### Written instruction
Set down the data below without change, skipping the pictures it holds.

Recorded data
◆ ◆ ◆ ◆
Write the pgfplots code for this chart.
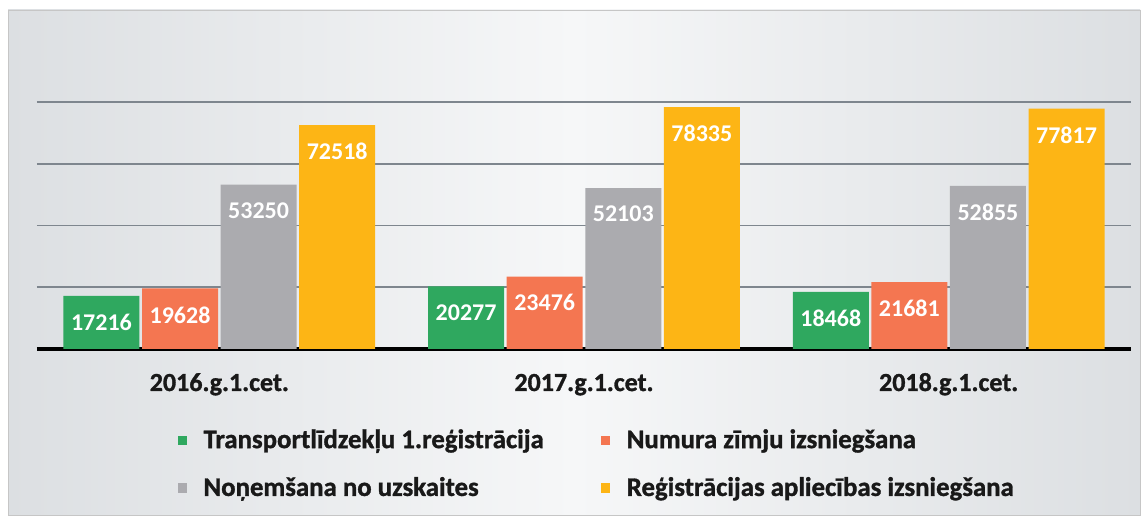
\documentclass[border=0pt]{standalone}
\usepackage{pgfplots}
\pgfplotsset{compat=1.18}
\usepackage{fontspec}
\setmainfont{Carlito}
\newfontfamily\heavy{Carlito}[BoldFeatures={FakeBold=1.2}]
\definecolor{cgreen}{HTML}{2FA85F}
\definecolor{corange}{HTML}{F47651}
\definecolor{cgray}{HTML}{ABABAF}
\definecolor{cyellow}{HTML}{FDB515}
\definecolor{gridc}{HTML}{7E868E}
\definecolor{bgside}{HTML}{DCDFE2}
\definecolor{bgmid}{HTML}{F6F7F8}
\pgfplotsset{
  sqlegend/.style={legend image code/.code={
    \fill[#1] (0pt,-2.3pt) rectangle (4.6pt,2.3pt);
    \path (11pt,0pt);}},
}
\begin{document}
\begin{tikzpicture}
% page and scanned panel (1px = 0.5pt)
\fill[white] (0,0) rectangle (574pt,259.5pt);
\shade[left color=bgside, right color=bgside, middle color=bgmid, draw=gray!45]
  (4pt,2pt) rectangle (570pt,254.5pt);
\begin{axis}[
  at={(18.5pt,85pt)}, anchor=south west,
  scale only axis,
  width=547pt, height=123.5pt,
  ybar=1.3pt,
  bar width=38pt,
  xmin=-0.5, xmax=2.5,
  ymin=0, ymax=80000,
  scaled y ticks=false,
  axis x line*=bottom, axis y line*=left,
  x axis line style={black, line width=2pt},
  y axis line style={draw=none},
  ytick={20000,40000,60000,80000},
  yticklabels={},
  major tick length=0pt,
  ymajorgrids,
  major grid style={gridc, line width=0.9pt},
  xtick={0,1,2},
  xticklabels={2016.g.1.cet., 2017.g.1.cet., 2018.g.1.cet.},
  xticklabel style={font=\fontsize{13}{15}\heavy\bfseries, text=black!90, anchor=base, yshift=-21pt},
  nodes near coords={\pgfmathprintnumber[1000 sep={}, assume math mode=true, fixed, precision=0]{\pgfplotspointmeta}},
  nodes near coords align={below},
  every node near coord/.append style={font=\fontsize{12}{14}\selectfont\bfseries, text=white, yshift=-5.5pt},
  legend columns=2,
  legend cell align=left,
  legend style={draw=none, fill=none, at={(0.1226,-0.466)}, anchor=west,
    font=\fontsize{13.4}{15}\heavy\bfseries, text=black!90,
    row sep=9pt,
    /tikz/every even column/.append style={column sep=26.5pt}},
]
\addplot[fill=cgreen, draw=none, sqlegend=cgreen]
  coordinates {(0,17216) (1,20277) (2,18468)};
\addplot[fill=corange, draw=none, sqlegend=corange]
  coordinates {(0,19628) (1,23476) (2,21681)};
\addplot[fill=cgray, draw=none, sqlegend=cgray]
  coordinates {(0,53250) (1,52103) (2,52855)};
\addplot[fill=cyellow, draw=none, sqlegend=cyellow]
  coordinates {(0,72518) (1,78335) (2,77817)};
\legend{Transportlīdzekļu 1.reģistrācija, Numura zīmju izsniegšana, Noņemšana no uzskaites, Reģistrācijas apliecības izsniegšana}
\end{axis}
\end{tikzpicture}
\end{document}
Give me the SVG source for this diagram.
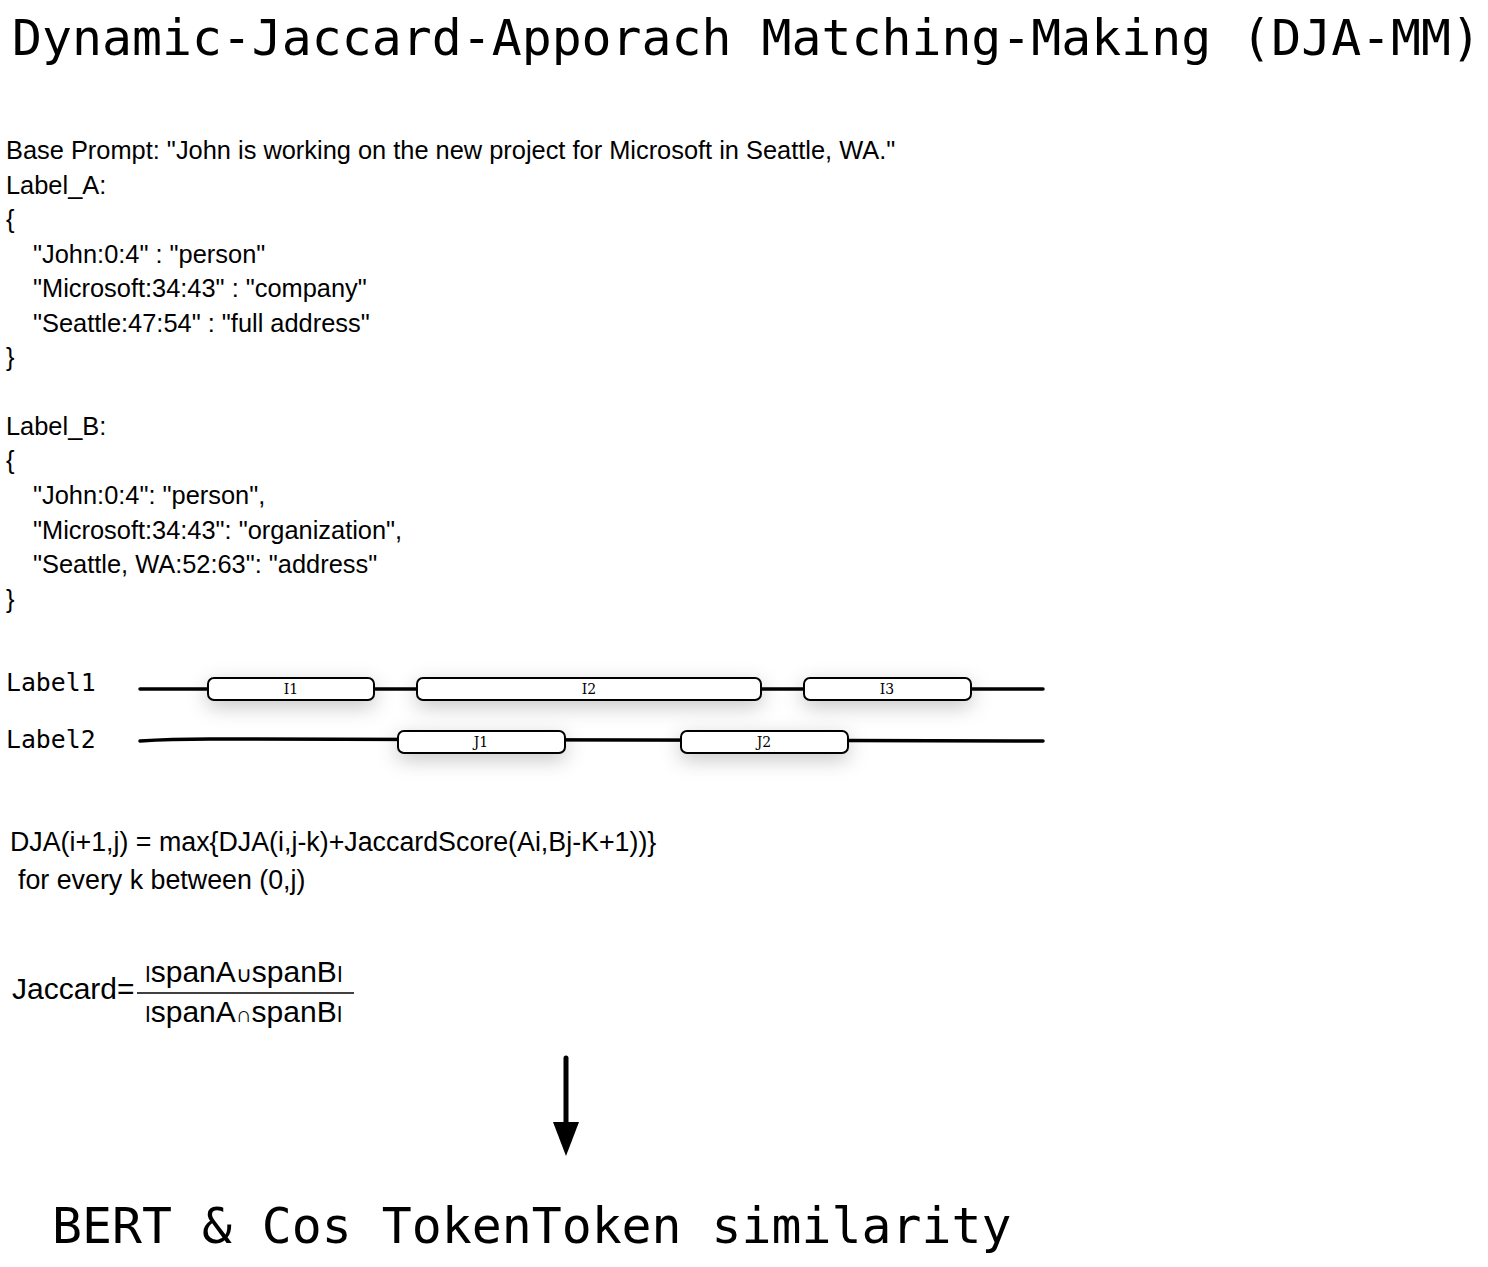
<svg xmlns="http://www.w3.org/2000/svg" width="1488" height="1267" viewBox="0 0 1488 1267">
<style>
.mono{font-family:"DejaVu Sans Mono","Liberation Mono",monospace;fill:#000}
.sans{font-family:"Liberation Sans",Arial,sans-serif;font-size:25.4px;fill:#000}
.f2{font-size:26.8px}
.f3{font-size:30px}
.box{fill:#fff;stroke:#000;stroke-width:2}
.blab{font-family:"DejaVu Serif","Liberation Serif",serif;font-size:14px;text-anchor:middle;fill:#000}
.track{stroke:#000;stroke-width:3.5;fill:none;stroke-linecap:round}
.bar{font-size:22px}
.cup{font-size:22px}
</style>
<defs>
<filter id="sh" x="-30%" y="-200%" width="160%" height="500%">
<feDropShadow dx="0" dy="6" stdDeviation="10" flood-color="#000" flood-opacity="0.22"/>
</filter>
</defs>
<rect width="1488" height="1267" fill="#fff"/>

<g id="title">
<text class="mono" x="12" y="55" font-size="49.8">Dynamic-Jaccard-Apporach Matching-Making (DJA-MM)</text>
</g>

<g id="prompt">
<text class="sans" x="6" y="159">Base Prompt: "John is working on the new project for Microsoft in Seattle, WA."</text>
<text class="sans" x="6" y="194">Label_A:</text>
<text class="sans" x="6" y="228">{</text>
<text class="sans" x="33" y="263">"John:0:4" : "person"</text>
<text class="sans" x="33" y="297">"Microsoft:34:43" : "company"</text>
<text class="sans" x="33" y="332">"Seattle:47:54" : "full address"</text>
<text class="sans" x="6" y="366">}</text>
<text class="sans" x="6" y="435">Label_B:</text>
<text class="sans" x="6" y="469">{</text>
<text class="sans" x="33" y="504">"John:0:4": "person",</text>
<text class="sans" x="33" y="539">"Microsoft:34:43": "organization",</text>
<text class="sans" x="33" y="573">"Seattle, WA:52:63": "address"</text>
<text class="sans" x="6" y="608">}</text>
</g>

<g id="connectors">
<path class="track" d="M140,689 L1043,689"/>
<path class="track" d="M140,741 Q170,739 210,739 L1043,741"/>
<line x1="566" y1="1058" x2="566" y2="1125" stroke="#000" stroke-width="5" stroke-linecap="round"/>
<polygon points="553,1122 579,1122 566,1156" fill="#000"/>
</g>

<g id="label1">
<text class="mono" x="6" y="691" font-size="24.8">Label1</text>
</g>
<g id="label2">
<text class="mono" x="6" y="748" font-size="24.8">Label2</text>
</g>

<g id="I1"><rect class="box" x="208" y="678" width="166" height="22" rx="6" filter="url(#sh)"/><text class="blab" x="291" y="694">I1</text></g>
<g id="I2"><rect class="box" x="417" y="678" width="344" height="22" rx="6" filter="url(#sh)"/><text class="blab" x="589" y="694">I2</text></g>
<g id="I3"><rect class="box" x="804" y="678" width="167" height="22" rx="6" filter="url(#sh)"/><text class="blab" x="887" y="694">I3</text></g>
<g id="J1"><rect class="box" x="398" y="731" width="167" height="22" rx="6" filter="url(#sh)"/><text class="blab" x="481" y="747">J1</text></g>
<g id="J2"><rect class="box" x="681" y="731" width="167" height="22" rx="6" filter="url(#sh)"/><text class="blab" x="764" y="747">J2</text></g>

<g id="formula">
<text class="sans f2" x="10" y="851">DJA(i+1,j) = max{DJA(i,j-k)+JaccardScore(Ai,Bj-K+1))}</text>
<text class="sans f2" x="18" y="889">for every k between (0,j)</text>
</g>

<g id="jaccard">
<text class="sans f3" x="12" y="999">Jaccard=</text>
<text class="sans f3" x="145" y="982"><tspan class="bar">ǀ</tspan>spanA<tspan class="cup">∪</tspan>spanB<tspan class="bar">ǀ</tspan></text>
<line x1="137" y1="993" x2="354" y2="993" stroke="#000" stroke-width="1.5"/>
<text class="sans f3" x="145" y="1022"><tspan class="bar">ǀ</tspan>spanA<tspan class="cup">∩</tspan>spanB<tspan class="bar">ǀ</tspan></text>
</g>

<g id="bert">
<text class="mono" x="52" y="1243" font-size="49.8">BERT &amp; Cos TokenToken similarity</text>
</g>
</svg>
◆ ◆ ◆ ◆
### Result for this task
Write the pgfplots code for this chart.
\documentclass[border=0pt]{standalone}
\usepackage{pgfplots}
\pgfplotsset{compat=1.18}
\usepackage{fontspec}
\setmainfont{Carlito}
\newfontfamily\heavy{Carlito}[BoldFeatures={FakeBold=1.2}]
\definecolor{cgreen}{HTML}{2FA85F}
\definecolor{corange}{HTML}{F47651}
\definecolor{cgray}{HTML}{ABABAF}
\definecolor{cyellow}{HTML}{FDB515}
\definecolor{gridc}{HTML}{7E868E}
\definecolor{bgside}{HTML}{DCDFE2}
\definecolor{bgmid}{HTML}{F6F7F8}
\pgfplotsset{
  sqlegend/.style={legend image code/.code={
    \fill[#1] (0pt,-2.3pt) rectangle (4.6pt,2.3pt);
    \path (11pt,0pt);}},
}
\begin{document}
\begin{tikzpicture}
% page and scanned panel (1px = 0.5pt)
\fill[white] (0,0) rectangle (574pt,259.5pt);
\shade[left color=bgside, right color=bgside, middle color=bgmid, draw=gray!45]
  (4pt,2pt) rectangle (570pt,254.5pt);
\begin{axis}[
  at={(18.5pt,85pt)}, anchor=south west,
  scale only axis,
  width=547pt, height=123.5pt,
  ybar=1.3pt,
  bar width=38pt,
  xmin=-0.5, xmax=2.5,
  ymin=0, ymax=80000,
  scaled y ticks=false,
  axis x line*=bottom, axis y line*=left,
  x axis line style={black, line width=2pt},
  y axis line style={draw=none},
  ytick={20000,40000,60000,80000},
  yticklabels={},
  major tick length=0pt,
  ymajorgrids,
  major grid style={gridc, line width=0.9pt},
  xtick={0,1,2},
  xticklabels={2016.g.1.cet., 2017.g.1.cet., 2018.g.1.cet.},
  xticklabel style={font=\fontsize{13}{15}\heavy\bfseries, text=black!90, anchor=base, yshift=-21pt},
  nodes near coords={\pgfmathprintnumber[1000 sep={}, assume math mode=true, fixed, precision=0]{\pgfplotspointmeta}},
  nodes near coords align={below},
  every node near coord/.append style={font=\fontsize{12}{14}\selectfont\bfseries, text=white, yshift=-5.5pt},
  legend columns=2,
  legend cell align=left,
  legend style={draw=none, fill=none, at={(0.1226,-0.466)}, anchor=west,
    font=\fontsize{13.4}{15}\heavy\bfseries, text=black!90,
    row sep=9pt,
    /tikz/every even column/.append style={column sep=26.5pt}},
]
\addplot[fill=cgreen, draw=none, sqlegend=cgreen]
  coordinates {(0,17216) (1,20277) (2,18468)};
\addplot[fill=corange, draw=none, sqlegend=corange]
  coordinates {(0,19628) (1,23476) (2,21681)};
\addplot[fill=cgray, draw=none, sqlegend=cgray]
  coordinates {(0,53250) (1,52103) (2,52855)};
\addplot[fill=cyellow, draw=none, sqlegend=cyellow]
  coordinates {(0,72518) (1,78335) (2,77817)};
\legend{Transportlīdzekļu 1.reģistrācija, Numura zīmju izsniegšana, Noņemšana no uzskaites, Reģistrācijas apliecības izsniegšana}
\end{axis}
\end{tikzpicture}
\end{document}
Give me the SVG source for this diagram.
<svg xmlns="http://www.w3.org/2000/svg" width="1488" height="1267" viewBox="0 0 1488 1267">
<style>
.mono{font-family:"DejaVu Sans Mono","Liberation Mono",monospace;fill:#000}
.sans{font-family:"Liberation Sans",Arial,sans-serif;font-size:25.4px;fill:#000}
.f2{font-size:26.8px}
.f3{font-size:30px}
.box{fill:#fff;stroke:#000;stroke-width:2}
.blab{font-family:"DejaVu Serif","Liberation Serif",serif;font-size:14px;text-anchor:middle;fill:#000}
.track{stroke:#000;stroke-width:3.5;fill:none;stroke-linecap:round}
.bar{font-size:22px}
.cup{font-size:22px}
</style>
<defs>
<filter id="sh" x="-30%" y="-200%" width="160%" height="500%">
<feDropShadow dx="0" dy="6" stdDeviation="10" flood-color="#000" flood-opacity="0.22"/>
</filter>
</defs>
<rect width="1488" height="1267" fill="#fff"/>

<g id="title">
<text class="mono" x="12" y="55" font-size="49.8">Dynamic-Jaccard-Apporach Matching-Making (DJA-MM)</text>
</g>

<g id="prompt">
<text class="sans" x="6" y="159">Base Prompt: "John is working on the new project for Microsoft in Seattle, WA."</text>
<text class="sans" x="6" y="194">Label_A:</text>
<text class="sans" x="6" y="228">{</text>
<text class="sans" x="33" y="263">"John:0:4" : "person"</text>
<text class="sans" x="33" y="297">"Microsoft:34:43" : "company"</text>
<text class="sans" x="33" y="332">"Seattle:47:54" : "full address"</text>
<text class="sans" x="6" y="366">}</text>
<text class="sans" x="6" y="435">Label_B:</text>
<text class="sans" x="6" y="469">{</text>
<text class="sans" x="33" y="504">"John:0:4": "person",</text>
<text class="sans" x="33" y="539">"Microsoft:34:43": "organization",</text>
<text class="sans" x="33" y="573">"Seattle, WA:52:63": "address"</text>
<text class="sans" x="6" y="608">}</text>
</g>

<g id="connectors">
<path class="track" d="M140,689 L1043,689"/>
<path class="track" d="M140,741 Q170,739 210,739 L1043,741"/>
<line x1="566" y1="1058" x2="566" y2="1125" stroke="#000" stroke-width="5" stroke-linecap="round"/>
<polygon points="553,1122 579,1122 566,1156" fill="#000"/>
</g>

<g id="label1">
<text class="mono" x="6" y="691" font-size="24.8">Label1</text>
</g>
<g id="label2">
<text class="mono" x="6" y="748" font-size="24.8">Label2</text>
</g>

<g id="I1"><rect class="box" x="208" y="678" width="166" height="22" rx="6" filter="url(#sh)"/><text class="blab" x="291" y="694">I1</text></g>
<g id="I2"><rect class="box" x="417" y="678" width="344" height="22" rx="6" filter="url(#sh)"/><text class="blab" x="589" y="694">I2</text></g>
<g id="I3"><rect class="box" x="804" y="678" width="167" height="22" rx="6" filter="url(#sh)"/><text class="blab" x="887" y="694">I3</text></g>
<g id="J1"><rect class="box" x="398" y="731" width="167" height="22" rx="6" filter="url(#sh)"/><text class="blab" x="481" y="747">J1</text></g>
<g id="J2"><rect class="box" x="681" y="731" width="167" height="22" rx="6" filter="url(#sh)"/><text class="blab" x="764" y="747">J2</text></g>

<g id="formula">
<text class="sans f2" x="10" y="851">DJA(i+1,j) = max{DJA(i,j-k)+JaccardScore(Ai,Bj-K+1))}</text>
<text class="sans f2" x="18" y="889">for every k between (0,j)</text>
</g>

<g id="jaccard">
<text class="sans f3" x="12" y="999">Jaccard=</text>
<text class="sans f3" x="145" y="982"><tspan class="bar">ǀ</tspan>spanA<tspan class="cup">∪</tspan>spanB<tspan class="bar">ǀ</tspan></text>
<line x1="137" y1="993" x2="354" y2="993" stroke="#000" stroke-width="1.5"/>
<text class="sans f3" x="145" y="1022"><tspan class="bar">ǀ</tspan>spanA<tspan class="cup">∩</tspan>spanB<tspan class="bar">ǀ</tspan></text>
</g>

<g id="bert">
<text class="mono" x="52" y="1243" font-size="49.8">BERT &amp; Cos TokenToken similarity</text>
</g>
</svg>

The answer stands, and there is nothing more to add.